For some point $p = (p_1,\dots,p_n)$, choose coordinates so that $p = (0,0, \dots, 0)$. Now approximate $f$ and $g$ by Taylor series:
$$ f(x) = f(0) + \left( \sum_i \frac{\partial f}{\partial x_i}(0) \cdot x_i \right) + F(x) $$
$$ g(x) = g(0) + \left( \sum_j \frac{\partial g}{\partial x_j}(0) \cdot x_j \right) + G(x) $$
where $F(x)$ and $G(x)$ are the higher order terms (of degree $\geq 2$).
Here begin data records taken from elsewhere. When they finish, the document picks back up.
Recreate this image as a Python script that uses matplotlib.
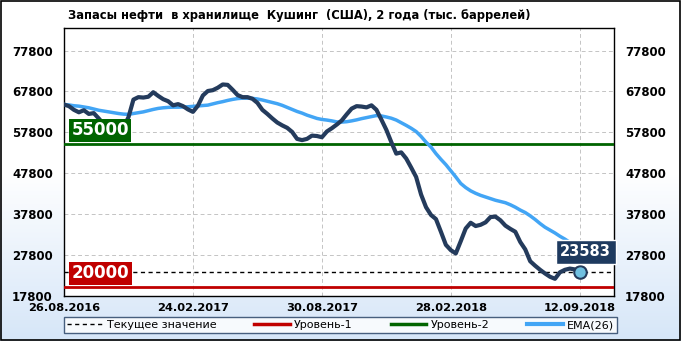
import numpy as np
import matplotlib
matplotlib.use('Agg')
import matplotlib.pyplot as plt
from matplotlib.lines import Line2D

# weekly stocks, thousand barrels
stocks = [64600, 64200, 63300, 62700, 63200, 62300, 62500, 61200, 59800, 59000,
          58600, 58300, 59000, 61500, 65800, 66400, 66300, 66500, 67600, 66700,
          65900, 65400, 64400, 64700, 64200, 63400, 62800, 64300, 66800, 67900,
          68100, 68700, 69500, 69400, 68200, 66900, 66400, 66400, 66000, 65000,
          63300, 62300, 61200, 60200, 59500, 58900, 57900, 56200, 55900, 56200,
          57000, 56900, 56600, 58000, 58800, 59700, 60700, 62200, 63600, 64200,
          64100, 63900, 64400, 63300, 60900, 58400, 55400, 52600, 52900, 51400,
          49200, 46900, 42600, 39500, 37600, 36600, 33500, 30300, 29000, 28200,
          31200, 34300, 35700, 34900, 35200, 35800, 37100, 37200, 36300, 35000,
          34200, 33500, 31000, 29200, 26300, 25200, 24200, 23300, 22500, 22000,
          23600, 24200, 24500, 24300, 23583]

ema26 = [64600, 64500, 64300, 64200, 64000, 63800, 63500, 63200, 63000, 62800,
         62600, 62400, 62250, 62200, 62400, 62600, 62800, 63100, 63400, 63650,
         63800, 63900, 63950, 63950, 64000, 64050, 64150, 64250, 64350, 64450,
         64750, 65050, 65300, 65600, 65850, 66050, 66150, 66150, 66100, 65950,
         65700, 65400, 65100, 64800, 64400, 63900, 63400, 62900, 62500, 62000,
         61600, 61200, 60950, 60800, 60600, 60350, 60300, 60400, 60600, 60850,
         61150, 61400, 61650, 61900, 61800, 61550, 61250, 60800, 60150, 59500,
         58800, 58000, 56800, 55400, 54200, 52600, 51200, 49900, 48400, 46900,
         45300, 44300, 43500, 42900, 42400, 42000, 41600, 41200, 40900, 40600,
         40100, 39500, 38800, 38200, 37400, 36500, 35500, 34600, 33900, 33200,
         32400, 31700, 30900, 30400, 29900]

level1 = 20000
level2 = 55000
current = stocks[-1]

date_pos = [0, 26, 52, 78, 104]
date_labels = ['26.08.2016', '24.02.2017', '30.08.2017', '28.02.2018', '12.09.2018']
yticks = [17800, 27800, 37800, 47800, 57800, 67800, 77800]

navy = '#243b5c'
blue = '#42a5f5'
red = '#c00000'
green = '#006400'

dpi = 100
fig = plt.figure(figsize=(681/dpi, 341/dpi), dpi=dpi)

# background gradient white -> light blue
bg = fig.add_axes([0, 0, 1, 1], zorder=-10)
grad = np.linspace(0, 1, 256).reshape(-1, 1)
cmap = matplotlib.colors.LinearSegmentedColormap.from_list('bg', ['#ffffff', '#ffffff', '#d6e6f8'])
bg.imshow(grad, aspect='auto', cmap=cmap, extent=[0, 1, 0, 1], origin='upper')
bg.set_xlim(0, 1)
bg.set_ylim(0, 1)
bg.axis('off')
fig.patches.append(plt.Rectangle((0.001, 0.002), 0.997, 0.995, transform=fig.transFigure,
                                 fill=False, edgecolor='black', linewidth=1.2))

ax = fig.add_axes([64/681, 1 - 296/341, (614 - 64)/681, (296 - 28)/341])
ax.set_facecolor('white')
x = np.arange(len(stocks))

ax.axhline(level1, color=red, lw=2, zorder=3)
ax.axhline(level2, color=green, lw=2, zorder=3)
ax.axhline(current, color='black', lw=1, ls=(0, (3, 2.5)), zorder=3)
ax.plot(x, ema26, color=blue, lw=2.5, zorder=4, solid_capstyle='round')
ax.plot(x, stocks, color=navy, lw=3, zorder=5, solid_joinstyle='round')
ax.plot(x[-1], stocks[-1], 'o', ms=9, mfc='#70c0e0', mec=navy, mew=1.5, zorder=7)

ax.set_xlim(0, 110.9)
ax.set_ylim(17800, 83300)
ax.set_yticks(yticks)
ax.set_yticklabels([str(v) for v in yticks])
ax.set_xticks(date_pos)
ax.set_xticklabels(date_labels)
ax.grid(color='#c4c4c4', linestyle=(0, (4, 3)), linewidth=0.7)
ax.tick_params(length=0, labelsize=8.5, labelright=True, pad=8)
ax.tick_params(axis='x', pad=5, labelsize=8.2)
for lab in ax.get_xticklabels() + ax.get_yticklabels():
    lab.set_fontweight('bold')
for t in ax.yaxis.get_major_ticks():
    t.label2.set_fontweight('bold')
for sp in ax.spines.values():
    sp.set_color('black')
    sp.set_linewidth(1)

# level labels
ax.text(1.5, level2 + 3300, str(level2), color='white', fontsize=12, fontweight='bold',
        va='center', ha='left', zorder=8,
        bbox=dict(boxstyle='square,pad=0.15', fc=green, ec='none'))
ax.text(1.5, level1 + 3300, str(level1), color='white', fontsize=12, fontweight='bold',
        va='center', ha='left', zorder=8,
        bbox=dict(boxstyle='square,pad=0.15', fc=red, ec='none'))
ax.text(105.2, current + 5000, str(current), color='white', fontsize=10.5, fontweight='bold',
        va='center', ha='center', zorder=8,
        bbox=dict(boxstyle='square,pad=0.3', fc='#1e3a5f', ec='white', lw=1))

fig.text(68/681, 1 - 16/341, 'Запасы нефти  в хранилище  Кушинг  (США), 2 года (тыс. баррелей)',
         fontsize=8.3, fontweight='bold', va='center', ha='left')

handles = [Line2D([], [], color='black', lw=1, ls=(0, (3, 2.5))),
           Line2D([], [], color=red, lw=2.5),
           Line2D([], [], color=green, lw=2.5),
           Line2D([], [], color=blue, lw=3)]
labels = ['Текущее значение', 'Уровень-1', 'Уровень-2', 'EMA(26)']
leg = fig.legend(handles, labels, loc='lower left', ncol=4, mode='expand',
                 bbox_to_anchor=(64/681, 1 - 333/341, (617 - 64)/681, 20/341),
                 fontsize=8, frameon=True, fancybox=False, borderaxespad=0,
                 handlelength=3.2, handletextpad=0.4, borderpad=0.25)
leg.get_frame().set_edgecolor('#1e3a5f')
leg.get_frame().set_linewidth(1)

fig.savefig('out.png', dpi=dpi)
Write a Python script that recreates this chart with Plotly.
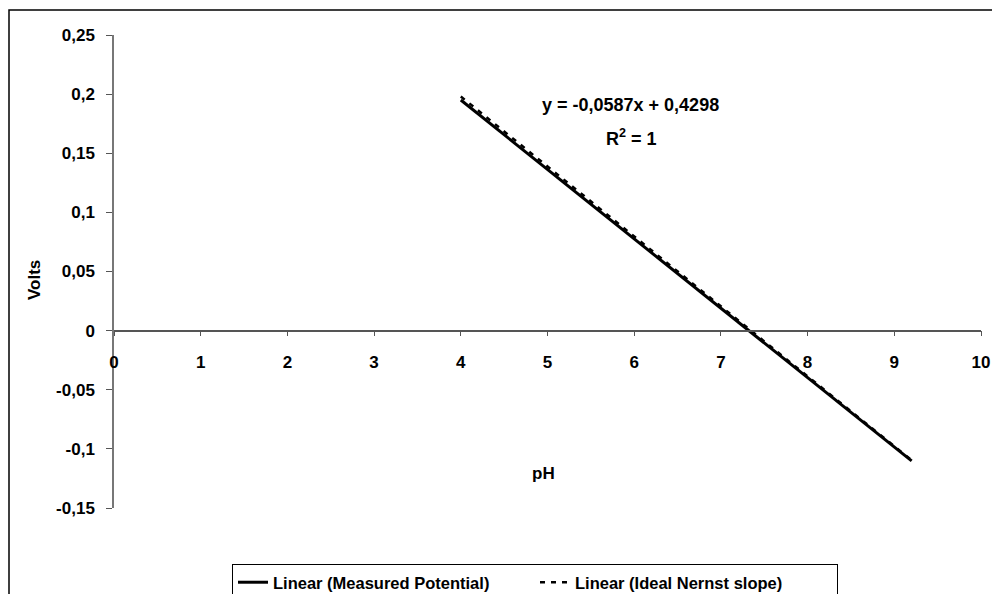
import plotly.graph_objects as go

# Data
ph = [4.0, 9.2]
measured_potential = [0.1950, -0.1102]
ideal_nernst = [0.1980, -0.1096]

x_tickvals = [0, 1, 2, 3, 4, 5, 6, 7, 8, 9, 10]
x_ticktext = ["0", "1", "2", "3", "4", "5", "6", "7", "8", "9", "10"]
y_tickvals = [-0.15, -0.1, -0.05, 0, 0.05, 0.1, 0.15, 0.2, 0.25]
y_ticktext = ["-0,15", "-0,1", "-0,05", "0", "0,05", "0,1", "0,15", "0,2", "0,25"]

equation_text = "y = -0,0587x + 0,4298"
r2_text = "R<sup>2</sup> = 1"

FONT = "Arial, Liberation Sans, sans-serif"
FS = 17

# plot-area geometry (pixels) used to convert annotation positions
L, R, T, B = 114, 981, 35, 508
PW, PH = R - L, B - T


def px(xp):
    return (xp - L) / PW


def py(yp):
    return (B - yp) / PH


def bold(size):
    return dict(family=FONT, size=size, color="black", weight="bold")


fig = go.Figure()
fig.add_trace(go.Scatter(
    x=ph, y=measured_potential, mode="lines",
    name="Linear (Measured Potential)",
    line=dict(color="black", width=3),
))
fig.add_trace(go.Scatter(
    x=ph, y=ideal_nernst, mode="lines",
    name="Linear (Ideal Nernst slope)",
    line=dict(color="black", width=2.5, dash="5px,6px"),
))

fig.update_layout(
    width=992, height=594,
    margin=dict(l=L, r=992 - R, t=T, b=594 - B, autoexpand=False),
    paper_bgcolor="white", plot_bgcolor="white",
    font=bold(FS),
    showlegend=True,
    legend=dict(
        orientation="h",
        xref="paper", yref="paper",
        x=px(232), xanchor="left",
        y=py(564), yanchor="top",
        bordercolor="black", borderwidth=1,
        bgcolor="white",
        font=bold(16.5),
        entrywidth=257,
        entrywidthmode="pixels",
        tracegroupgap=0,
    ),
    xaxis=dict(
        range=[0, 10], automargin=False,
        anchor="free", position=0.375,
        tickvals=x_tickvals, ticktext=x_ticktext,
        showgrid=False, zeroline=False,
        showline=True, linecolor="#555555", linewidth=1.5,
        ticks="outside", ticklen=5, tickcolor="#555555",
        ticklabelstandoff=11,
        tickfont=bold(FS),
    ),
    yaxis=dict(
        range=[-0.15, 0.25], automargin=False,
        tickvals=y_tickvals, ticktext=y_ticktext,
        showgrid=False, zeroline=False,
        showline=True, linecolor="#777777", linewidth=1.5,
        ticks="outside", ticklen=6, tickcolor="#555555",
        ticklabelstandoff=8,
        tickfont=bold(FS),
    ),
)

# Trendline equation annotations
fig.add_annotation(x=px(630), y=py(105), xref="paper", yref="paper", text=equation_text,
                   xanchor="center", yanchor="middle",
                   showarrow=False, font=bold(18))
fig.add_annotation(x=px(631), y=py(137), xref="paper", yref="paper", text=r2_text,
                   xanchor="center", yanchor="middle",
                   showarrow=False, font=bold(18))

# Axis titles
fig.add_annotation(x=px(34), y=py(280), xref="paper", yref="paper", text="Volts",
                   xanchor="center", yanchor="middle",
                   showarrow=False, textangle=-90, font=bold(17))
fig.add_annotation(x=px(543), y=py(473), xref="paper", yref="paper", text="pH",
                   xanchor="center", yanchor="middle",
                   showarrow=False, font=bold(17))

# Outer chart border
fig.add_shape(type="rect", xref="paper", yref="paper",
              x0=px(9), x1=px(1005), y0=py(615), y1=py(10),
              line=dict(color="black", width=1.5), fillcolor="rgba(0,0,0,0)", layer="below")

fig.write_html(
    "out.html",
    config={"displayModeBar": False},
    post_script="document.body.style.margin='0';document.body.style.overflow='hidden';",
)
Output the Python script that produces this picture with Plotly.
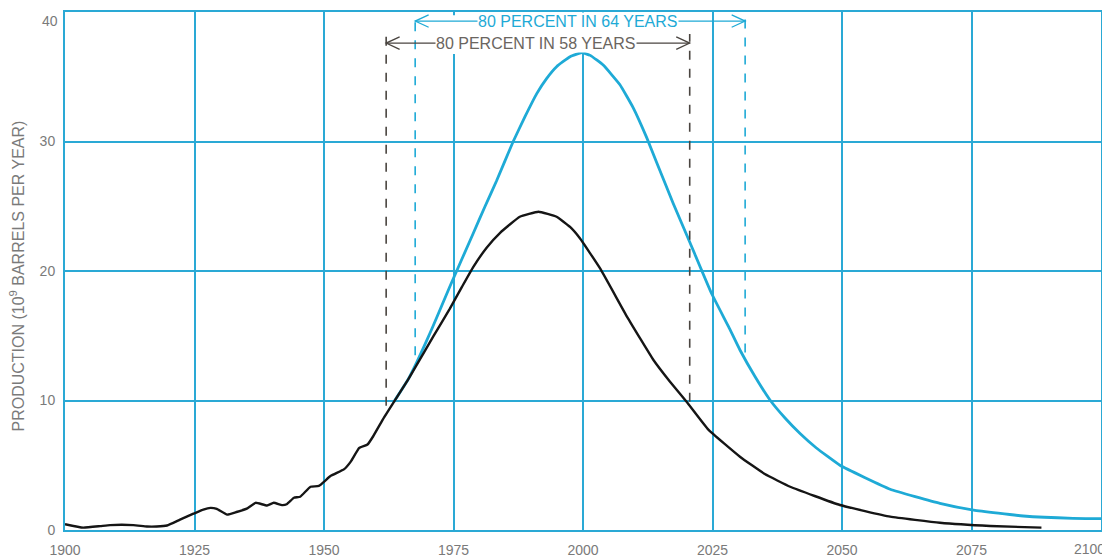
import plotly.graph_objects as go

# ---- data ----
black_years = [1900, 1903.5, 1906.8, 1908.7, 1913.2, 1915.8, 1917.7, 1919.7, 1922.2, 1924.8,
               1926.7, 1928.1, 1929.3, 1931.3, 1933.1, 1935.1, 1936.8, 1939.0, 1940.3, 1941.9,
               1942.8, 1944.2, 1945.4, 1947.4, 1949.0, 1951.3, 1953.9, 1955.2, 1956.8, 1958.4,
               1959.5, 1961.6, 1963.5, 1966.2, 1967.9, 1971.1, 1974.3, 1976.6, 1978.8, 1981.4,
               1984.0, 1987.8, 1991.4, 1994.9, 1997.5, 1999.4, 2003.3, 2008.6, 2013.6, 2016.8,
               2020.0, 2024.2, 2030.3, 2035.1, 2040.0, 2049.6, 2059.3, 2068.9, 2078.6, 2088.5]
black_prod = [0.45, 0.18, 0.3, 0.38, 0.38, 0.27, 0.27, 0.35, 0.8, 1.26,
              1.58, 1.71, 1.63, 1.19, 1.39, 1.65, 2.1, 1.89, 2.1, 1.92,
              1.99, 2.49, 2.57, 3.34, 3.4, 4.18, 4.7, 5.3, 6.34, 6.6,
              7.24, 8.7, 9.9, 11.6, 12.75, 14.95, 17.1, 18.75, 20.3, 21.8,
              22.95, 24.19, 24.58, 24.19, 23.4, 22.53, 20.2, 16.4, 13.13, 11.45,
              9.9, 7.75, 5.66, 4.32, 3.34, 1.93, 1.03, 0.56, 0.31, 0.18]

cyan_years = [1963.5, 1966.2, 1967.9, 1969.8, 1971.0, 1974.3, 1978.8, 1981.1, 1983.3, 1986.5,
              1988.8, 1991.1, 1993.0, 1994.9, 1997.5, 1999.8, 2001.4, 2003.9, 2007.1, 2009.7,
              2012.3, 2014.2, 2017.4, 2020.7, 2024.8, 2028.1, 2030.3, 2033.2, 2036.1, 2039.0,
              2041.9, 2045.0, 2049.6, 2059.3, 2068.9, 2075.4, 2085.0, 2094.6, 2100.0]
cyan_prod = [9.9, 11.6, 12.95, 14.6, 15.7, 18.8, 22.9, 25.0, 26.95, 29.98,
             31.92, 33.72, 34.88, 35.78, 36.55, 36.86, 36.65, 35.9, 34.4, 32.6,
             30.3, 28.4, 25.23, 22.14, 18.28, 15.7, 13.9, 11.85, 10.04, 8.65,
             7.45, 6.35, 5.0, 3.15, 2.06, 1.54, 1.08, 0.9, 0.88]

x_ticks = [1900, 1925, 1950, 1975, 2000, 2025, 2050, 2075, 2100]
y_ticks = [0, 10, 20, 30, 40]

# 80-percent spans: [start year, end year, bottom of left dashed, bottom of right dashed, top, arrow level]
black_span = [1962.0, 2020.6, 9.6, 9.9, 38.3, 37.6]
cyan_span = [1967.6, 2031.3, 13.5, 13.7, 39.8, 39.3]
black_label = "80 PERCENT IN 58 YEARS"
cyan_label = "80 PERCENT IN 64 YEARS"
black_label_x = 1991.0
cyan_label_x = 1999.0

CYAN = "#1eaad6"
GRID = "#2aa9d5"
BLACK = "#151515"
DASH_BLACK = "#4a4540"
TEXT = "#7a7a7a"
TICKFONT = dict(family="Liberation Sans", size=14, color=TEXT)

fig = go.Figure()
fig.add_trace(go.Scatter(x=cyan_years, y=cyan_prod, mode="lines",
                         line=dict(color=CYAN, width=2.8, shape="spline", smoothing=0.35),
                         hoverinfo="skip", showlegend=False))
fig.add_trace(go.Scatter(x=black_years, y=black_prod, mode="lines",
                         line=dict(color=BLACK, width=2.4, shape="spline", smoothing=0.35),
                         hoverinfo="skip", showlegend=False))

shapes = []
# white patch under annotations (hides grid lines near the labels)
shapes.append(dict(type="rect", xref="x", yref="y", x0=1969.2, x1=2019.3, y0=36.75, y1=39.75,
                   fillcolor="white", line=dict(width=0), layer="between"))


def span_shapes(span, color):
    x0, x1, b0, b1, top, lvl = span
    out = []
    out.append(dict(type="line", xref="x", yref="y", x0=x0, x1=x0, y0=b0, y1=top,
                    line=dict(color=color, width=1.6, dash="dash")))
    out.append(dict(type="line", xref="x", yref="y", x0=x1, x1=x1, y0=b1, y1=top,
                    line=dict(color=color, width=1.6, dash="dash")))
    out.append(dict(type="line", xref="x", yref="y", x0=x0, x1=x1, y0=lvl, y1=lvl,
                    line=dict(color=color, width=1.3)))
    dx, dy = 2.6, 0.48
    out.append(dict(type="path", xref="x", yref="y",
                    path=f"M {x0+dx},{lvl+dy} L {x0},{lvl} L {x0+dx},{lvl-dy}",
                    line=dict(color=color, width=1.3)))
    out.append(dict(type="path", xref="x", yref="y",
                    path=f"M {x1-dx},{lvl+dy} L {x1},{lvl} L {x1-dx},{lvl-dy}",
                    line=dict(color=color, width=1.3)))
    return out


shapes += span_shapes(cyan_span, CYAN)
shapes += span_shapes(black_span, DASH_BLACK)

annotations = [
    dict(x=cyan_label_x, y=cyan_span[5], xref="x", yref="y", text=cyan_label, showarrow=False,
         font=dict(family="Liberation Sans", size=16, color=CYAN), bgcolor="white", borderpad=0),
    dict(x=black_label_x, y=black_span[5], xref="x", yref="y", text=black_label, showarrow=False,
         font=dict(family="Liberation Sans", size=16, color="#6a6560"), bgcolor="white", borderpad=0),
    dict(x=-0.046, y=0.49, xref="paper", yref="paper", textangle=-90,
         text="PRODUCTION (10<sup>9</sup> BARRELS PER YEAR)", showarrow=False,
         font=dict(family="Liberation Sans", size=16, color=TEXT), xanchor="center", yanchor="middle"),
    # edge tick labels, nudged inward as in the reference so they stay on the page
    dict(x=0, xref="paper", y=y_ticks[-1], yref="y", text=str(y_ticks[-1]), showarrow=False,
         xanchor="right", yanchor="top", xshift=-5, yshift=1, font=TICKFONT),
    dict(x=x_ticks[-1], xref="x", y=0, yref="paper", text=str(x_ticks[-1]), showarrow=False,
         xanchor="right", yanchor="top", xshift=6, yshift=-9, font=TICKFONT),
]

# inner ticks on the axes; the last ones coincide with the frame and are labelled above
x_inner = x_ticks[:-1]
y_inner = y_ticks[:-1]

# the page body adds an 8px offset, so the figure is sized to fill the rest of the window
fig.update_layout(
    width=1102, height=551,
    margin=dict(l=57, r=9, t=4, b=29),
    paper_bgcolor="white", plot_bgcolor="white",
    shapes=shapes, annotations=annotations,
    font=dict(family="Liberation Sans", size=13, color=TEXT),
    xaxis=dict(range=[1900, 2100], tickvals=x_inner, ticktext=[str(t) for t in x_inner],
               showgrid=True, gridcolor=GRID, gridwidth=1.8, zeroline=False,
               showline=True, linecolor=GRID, linewidth=2, mirror=True, automargin=False,
               ticks="outside", ticklen=6, tickcolor="rgba(0,0,0,0)", ticklabeloverflow="allow",
               tickfont=TICKFONT, fixedrange=True),
    yaxis=dict(range=[0, 40], tickvals=y_inner, ticktext=[str(t) for t in y_inner],
               showgrid=True, gridcolor=GRID,
               gridwidth=1.8, zeroline=False, showline=True, linecolor=GRID, linewidth=2,
               mirror=True, automargin=False, ticklabeloverflow="allow",
               ticks="outside", ticklen=5, tickcolor="rgba(0,0,0,0)",
               tickfont=TICKFONT, fixedrange=True),
)

fig.write_html("out.html")
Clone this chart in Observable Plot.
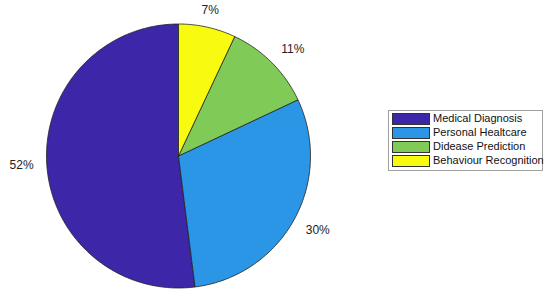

Now use these expressions to compute $\{f,g\}$. Since $f(0)$ and $g(0)$ are constants, they can be ignored (since constants are Casimirs), and since $\frac{\partial f}{\partial x_i}(0)$ and $\frac{\partial g}{\partial x_j}(0)$ are constants, they can be factored out:
$$ \begin {align*}
\{f,g\}(x) &= \sum_{i,j} \frac{\partial f}{\partial x}_i(0) \frac{\partial g}{\partial x_j}(0) \{x_i, x_j\} \\
&\phantom{=} + \sum_i \frac{\partial f}{\partial x_i}(0) \{x_i, G\} + \sum_j \frac{\partial g}{\partial x_j}(0) \{F, x_j\} \\
&\phantom{=} + \{F,G\}
\end {align*}
$$
Notice that the first line of this equation is exactly what you want. So you need to check that the terms on the second and third line vanish when $(x_1,x_2, \dots, x_n) = (0,0,\dots,0)$. Remember that $F(x)$ and $G(x)$ are power series with all terms of degree $\geq 2$. So when you use the Leibniz rule, every term will have a factor of some $x_k$, so when $x \to 0$, all these terms will be zero.